After the war Andrew changed course to favor a relatively moderate Reconstruction policy. For example, he wanted the government to deal directly with former Confederate leaders and not, as the Radicals desired, politically proscribe them. He believed that Reconstruction necessitated the support of the South's normal leaders who alone could persuade other Southerners to accept the minimum demands of the North: emancipation, guarantees of civil rights for African Americans, disavowal of secession, and repudiation of the Confederate debt.
Quotations: A superb politician, Andrew always retained a sense of the possible, once remarking, "in respect to principles I am always radical. In respect to measures I am always conservative. "
He was a man of deep religious convictions.

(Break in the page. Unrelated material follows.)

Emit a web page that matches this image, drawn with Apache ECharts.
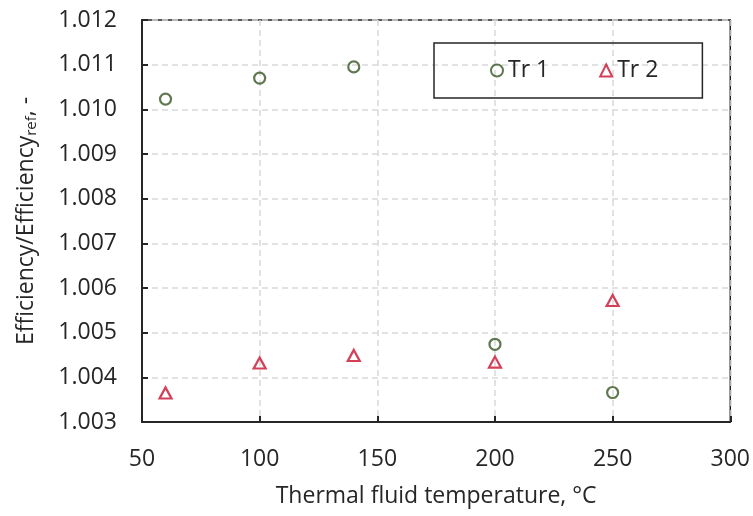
<!DOCTYPE html>
<html>
<head>
<meta charset="utf-8">
<script src="https://cdn.jsdelivr.net/npm/echarts@6/dist/echarts.min.js"></script>
<style>
  html, body { margin: 0; padding: 0; background: #fff; }
  #main { width: 753px; height: 516px; }
</style>
</head>
<body>
<div id="main"></div>
<script>
// 数据
var temps = [60, 100, 140, 200, 250];
var tr1 = [1.01023, 1.0107, 1.01095, 1.00474, 1.00366];
var tr2 = [1.00365, 1.00432, 1.00449, 1.00434, 1.00572];
var seriesNames = ['Tr 1', 'Tr 2'];

function pairs(xs, ys) {
    var out = [];
    for (var i = 0; i < xs.length; i++) {
        out.push([xs[i], ys[i]]);
    }
    return out;
}

var font = 'Open Sans';
var fs = 23;
var myChart = echarts.init(document.getElementById('main'));

var option = {
    backgroundColor: '#fff',
    animation: false,
    grid: {
        left: 142, right: 21, top: 20, bottom: 94,
        show: true,
        borderColor: '#262626',
        borderWidth: 1.5
    },
    legend: {
        data: seriesNames,
        left: 434,
        top: 43,
        orient: 'horizontal',
        itemWidth: 12,
        itemHeight: 12,
        itemGap: 50,
        padding: [16, 44, 16, 56],
        borderColor: '#262626',
        borderWidth: 1.5,
        textStyle: { fontFamily: font, fontSize: fs, color: '#262626' }
    },
    xAxis: {
        type: 'value',
        min: 50, max: 300, interval: 50,
        name: 'Thermal fluid temperature, °C',
        nameLocation: 'middle',
        nameGap: 63,
        nameTextStyle: { fontFamily: font, fontSize: fs, color: '#262626' },
        axisLine: { lineStyle: { color: '#262626', width: 2 } },
        axisTick: { inside: true, length: 6, lineStyle: { color: '#262626', width: 2 } },
        axisLabel: { fontFamily: font, fontSize: fs, color: '#262626', margin: 26 },
        splitLine: { lineStyle: { color: '#d9d9d9', type: [6, 4], width: 1.5 } }
    },
    yAxis: {
        type: 'value',
        min: 1.003, max: 1.012, interval: 0.001,
        name: '{a|Efficiency/Efficiency}{b|ref}{a|, -}',
        nameLocation: 'middle',
        nameRotate: 90,
        nameGap: 103,
        nameTextStyle: {
            rich: {
                a: { fontFamily: font, fontSize: fs, color: '#262626' },
                b: { fontFamily: font, fontSize: 15, color: '#262626', verticalAlign: 'bottom', padding: [10, 0, 0, 0] }
            }
        },
        axisLine: { lineStyle: { color: '#262626', width: 2 } },
        axisTick: { inside: true, length: 6, lineStyle: { color: '#262626', width: 2 } },
        axisLabel: {
            fontFamily: font, fontSize: fs, color: '#262626', margin: 25,
            formatter: function (v) { return v.toFixed(3); }
        },
        splitLine: { lineStyle: { color: '#d9d9d9', type: [6, 4], width: 1.5 } }
    },
    series: [
        {
            name: 'Tr 1',
            type: 'scatter',
            data: pairs(temps, tr1),
            symbol: 'circle',
            symbolSize: 11,
            itemStyle: { color: 'rgba(0,0,0,0)', borderColor: '#375623', borderWidth: 2.2 }
        },
        {
            name: 'Tr 2',
            type: 'scatter',
            data: pairs(temps, tr2),
            symbol: 'triangle',
            symbolSize: [12, 11],
            itemStyle: { color: 'rgba(0,0,0,0)', borderColor: '#c8102e', borderWidth: 2.2 }
        }
    ]
};
myChart.setOption(option);
</script>
</body>
</html>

Quotes from others about the person
On the eve of the American Civil War, the Albany Argus called him "a lawyer of a low type and a brutal fanatic" who "proposes to maintain the condemned (personal liberty) statutes of (Massachusetts), and to force upon the South by arms, an allegiance to the Constitution thus violated. "
In 1847, Andrew met Eliza Jane Hersey of Hingham at an anti-slavery fair. They were engaged that year and married on Christmas evening in 1848. They had four children: John Forrester (1850), Elizabeth Loring (1852), Edith (1854), and Henry Hersey (1858).